Once you have R and SparkR packages installed, you can start the SparkR program by executing the following command:



export JAVA_HOME=/usr/lib/java/jdk1.7.0_75

sparkR \
–driver-class-path $JDBCJAR \
–driver-library-path $LDLIBPATH \
–conf spark.executor.extraClassPath=$JDBCJAR \
–conf spark.executor.extraLibraryPath=$LDLIBPATH


Then in the SparkR command line prompt, you can execute the following R commands:



sc <- sparkR.init(master=”spark://mymaster:7077″, appName=”MyTest”)

sqlContext <- sparkRSQL.init(sc )

drv <- JDBC(“”, “/home/exeray/jaguar/lib/jaguar-jdbc-2.0.jar”, “`”)

conn <- dbConnect(drv, “jdbc:jaguar://localhost:8888/test”, “test”, “test” )

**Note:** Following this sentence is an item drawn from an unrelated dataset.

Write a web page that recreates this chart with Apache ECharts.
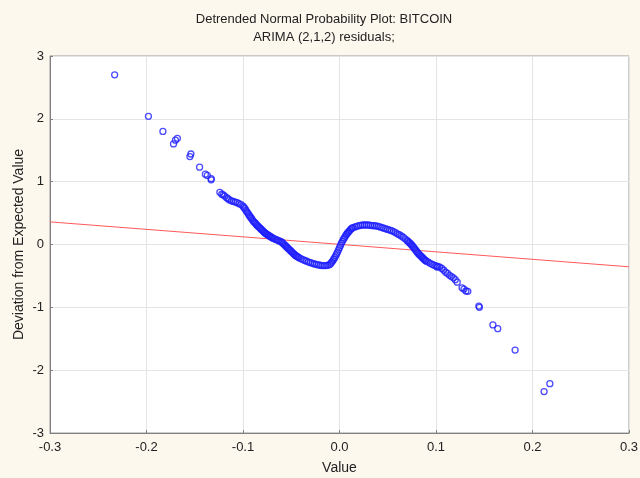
<!DOCTYPE html>
<html><head><meta charset="utf-8">
<script src="https://cdn.jsdelivr.net/npm/echarts@6/dist/echarts.min.js"></script>
<style>html,body{margin:0;padding:0;background:#fdf8ee}#c{width:640px;height:478px}</style>
</head><body><div id="c"></div>
<script>
var titleLines = ['Detrended Normal Probability Plot: BITCOIN', 'ARIMA (2,1,2) residuals;'];
var xTicks = [-0.3, -0.2, -0.1, 0.0, 0.1, 0.2, 0.3];
var yTicks = [-3, -2, -1, 0, 1, 2, 3];
// residual values (x) and deviation from expected (y)
var residX = [
-0.233,-0.198,-0.183,-0.168,-0.170,-0.172,-0.154,-0.155,-0.145,-0.139,-0.137,-0.133,-0.133,
-0.124,-0.122,-0.1205,-0.119,-0.117,-0.1155,-0.114,-0.112,-0.110,-0.108,-0.106,-0.104,-0.102,-0.100,-0.099,-0.098,
-0.097,-0.096,-0.095,-0.094,-0.093,-0.092,-0.091,-0.090,-0.089,-0.088,-0.087,-0.086,-0.085,-0.084,-0.083,-0.082,-0.081,-0.080,
-0.079,-0.078,-0.077,-0.076,-0.075,-0.074,-0.073,-0.072,-0.071,-0.070,-0.069,-0.0675,-0.066,-0.0645,-0.063,-0.0615,-0.060,
-0.059,-0.058,-0.057,-0.056,-0.055,-0.054,-0.053,-0.052,-0.051,-0.050,-0.049,-0.048,-0.047,-0.046,-0.045,-0.044,-0.043,-0.042,
-0.040,-0.038,-0.036,-0.034,-0.032,-0.030,-0.028,-0.026,-0.024,-0.022,-0.020,-0.018,-0.016,-0.014,-0.012,
-0.010,-0.009,-0.008,-0.007,-0.006,-0.005,-0.004,-0.003,-0.002,-0.001,0.000,0.001,0.002,0.003,0.004,0.005,0.006,0.007,0.008,0.009,0.010,
0.011,0.012,0.013,0.014,0.016,0.018,0.020,0.022,0.024,0.026,0.028,0.030,0.032,0.034,0.036,0.038,0.040,0.042,0.044,0.046,0.048,
0.050,0.052,0.054,0.056,0.058,0.060,0.062,0.064,0.066,0.068,0.070,0.071,0.072,0.073,0.074,0.075,0.076,0.077,0.078,0.079,0.080,
0.081,0.082,0.083,0.084,0.085,0.086,0.087,0.088,0.089,0.090,0.092,0.094,0.096,0.098,0.100,0.101,0.102,0.104,0.106,0.108,0.110,
0.112,0.114,0.116,0.118,0.120,0.122,0.127,0.129,0.131,0.133,0.1444,0.145,0.159,0.164,0.182,0.218,0.212
];
var residY = [
2.70,2.04,1.80,1.69,1.66,1.60,1.44,1.40,1.23,1.12,1.10,1.05,1.03,
0.83,0.80,0.79,0.77,0.745,0.73,0.71,0.695,0.685,0.675,0.665,0.65,0.635,0.61,0.59,0.57,
0.545,0.52,0.50,0.475,0.45,0.43,0.41,0.385,0.365,0.35,0.335,0.315,0.30,0.285,0.27,0.255,0.24,0.225,
0.21,0.195,0.18,0.17,0.16,0.15,0.14,0.13,0.12,0.11,0.10,0.09,0.08,0.07,0.06,0.05,0.04,
0.025,0.01,-0.005,-0.02,-0.035,-0.05,-0.065,-0.08,-0.095,-0.11,-0.125,-0.14,-0.155,-0.17,-0.18,-0.19,-0.20,-0.21,
-0.225,-0.24,-0.255,-0.265,-0.28,-0.29,-0.30,-0.31,-0.315,-0.325,-0.33,-0.335,-0.335,-0.335,-0.33,
-0.32,-0.30,-0.28,-0.26,-0.235,-0.21,-0.18,-0.15,-0.12,-0.085,-0.05,-0.015,0.02,0.05,0.08,0.105,0.13,0.155,0.175,0.195,0.21,
0.23,0.25,0.26,0.27,0.28,0.29,0.30,0.305,0.31,0.31,0.31,0.31,0.305,0.30,0.30,0.295,0.29,0.28,0.27,0.26,0.25,
0.24,0.23,0.22,0.205,0.19,0.17,0.155,0.135,0.115,0.09,0.065,0.05,0.035,0.02,0.005,-0.01,-0.03,-0.05,-0.07,-0.09,-0.11,
-0.13,-0.15,-0.165,-0.18,-0.195,-0.21,-0.225,-0.24,-0.255,-0.265,-0.28,-0.30,-0.315,-0.33,-0.34,-0.36,-0.35,-0.36,-0.38,-0.41,-0.44,
-0.46,-0.49,-0.51,-0.53,-0.56,-0.60,-0.69,-0.71,-0.74,-0.745,-0.98,-1.00,-1.28,-1.34,-1.68,-2.215,-2.34
];
var refLineX = [-0.3, 0.3];
var refLineY = [0.36, -0.355];

var pts = residX.map(function (x, i) { return [x, residY[i]]; });
var linePts = refLineX.map(function (x, i) { return [x, refLineY[i]]; });

var chart = echarts.init(document.getElementById('c'), null, {renderer: 'canvas'});
var font = 'Liberation Sans, Arial, sans-serif';
chart.setOption({
  backgroundColor: '#fdf8ee',
  animation: false,
  graphic: [
    {type: 'text', x: 324, y: 19, style: {text: titleLines[0], font: '13px ' + font, fill: '#222', align: 'center', verticalAlign: 'middle', textAlign: 'center', textVerticalAlign: 'middle'}},
    {type: 'text', x: 324, y: 37, style: {text: titleLines[1], font: '13px ' + font, fill: '#222', align: 'center', verticalAlign: 'middle', textAlign: 'center', textVerticalAlign: 'middle'}}
  ],
  grid: {left: 50, right: 11, top: 56, bottom: 45, show: true, containLabel: false, outerBoundsMode: 'none', backgroundColor: '#ffffff', borderColor: '#9a9a9a', borderWidth: 1},
  xAxis: {
    type: 'value', min: -0.3, max: 0.3, interval: 0.1,
    name: 'Value', nameLocation: 'middle', nameGap: 28, nameMoveOverlap: false,
    nameTextStyle: {fontFamily: font, fontSize: 14, color: '#222'},
    axisLine: {show: true, onZero: false, lineStyle: {color: '#808080'}},
    axisTick: {show: true, inside: true, length: 3, lineStyle: {color: '#808080'}},
    axisLabel: {margin: 8, fontFamily: font, fontSize: 13, color: '#222', formatter: function (v) { return v.toFixed(1); }},
    splitLine: {show: true, lineStyle: {color: '#e4e4e4', width: 1}}
  },
  yAxis: {
    type: 'value', min: -3, max: 3, interval: 1,
    name: 'Deviation from Expected Value', nameLocation: 'middle', nameGap: 24, nameMoveOverlap: false,
    nameTextStyle: {fontFamily: font, fontSize: 14, color: '#222'},
    axisLine: {show: true, onZero: false, lineStyle: {color: '#808080'}},
    axisTick: {show: true, inside: true, length: 3, lineStyle: {color: '#808080'}},
    axisLabel: {margin: 6, fontFamily: font, fontSize: 13, color: '#222'},
    splitLine: {show: true, lineStyle: {color: '#e4e4e4', width: 1}}
  },
  series: [
    {type: 'line', data: linePts, symbol: 'none', lineStyle: {color: '#ff5a5a', width: 1}, z: 2, silent: true},
    {type: 'scatter', data: pts, symbol: 'circle', symbolSize: 6,
     itemStyle: {color: 'rgba(0,0,0,0)', borderColor: '#1e1eff', borderWidth: 1.3}, z: 3}
  ]
});
</script></body></html>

df <- dbGetQuery(conn, “select * from int10k where uid > ‘anxnfkjj2329’ limit 5000;”)

head( df )

> cor(df$uid,df$score)
[1] 0.05107418

#build the simple linear regression
> model<-lm(uid~score,data=df)
> model

lm(formula = uid ~ score, data = df)

(Intercept) score
2.115e+07 1.025e-03

#get the names of all of the attributes
> attributes(model)
[1] “coefficients” “residuals” “effects” “rank”
[5] “fitted.values” “assign” “qr” “df.residual”
[9] “xlevels” “call” “terms” “model”

[1] “lm”



Jaguar’s successful integration with Spark and SparkR  allows wide range of data analytics  over the underlying fast Jaguar data engine.